Prior to Toyota, Kuffner spent seven years at Google, the last three of them leading the company’s Robotics division. He also was part of the initial engineering team for Google's self-driving car program, which was later spun off as Waymo.

Kuffner previously founded the start-up Robot Autonomy and was a senior software consultant for Mobile Technologies. He has been an adjunct professor at Carnegie Mellon University’s Robotics Institute since 2002.

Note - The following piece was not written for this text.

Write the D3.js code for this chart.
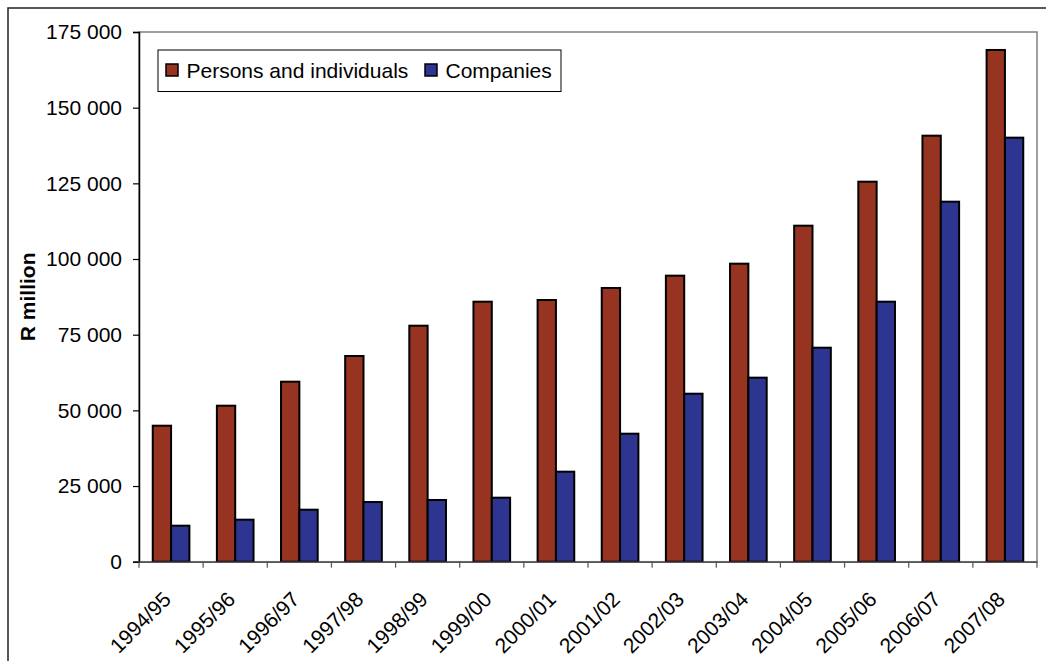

Among his other accomplishments, Kuffner has:

  • More than 50 patents
  • Authored 125 technical papers
  • Co-invented the rapidly exploring random tree (RTT) algorithm for robot motion planning
  • Received the Okawa Foundation Award for Young Researchers in 2007

More Responsibilities

  Didier Leroy  (Image: Toyota)

In addition to becoming a member of Toyota’s board, Kuffner has been appointed an operating officer of the company. He will continue to serve as TRI-AD’s CEO and will add the new title of chief digital officer.

Kuffner will succeed French-born Didier Leroy on the board. The only other current non-Japanese board member is Philip Craven, an outside independent director from the U.K. Leroy will remain an advisor.

The appointment will be voted on at Toyota’s annual shareholders' meeting, which is expected to occur sometime in June.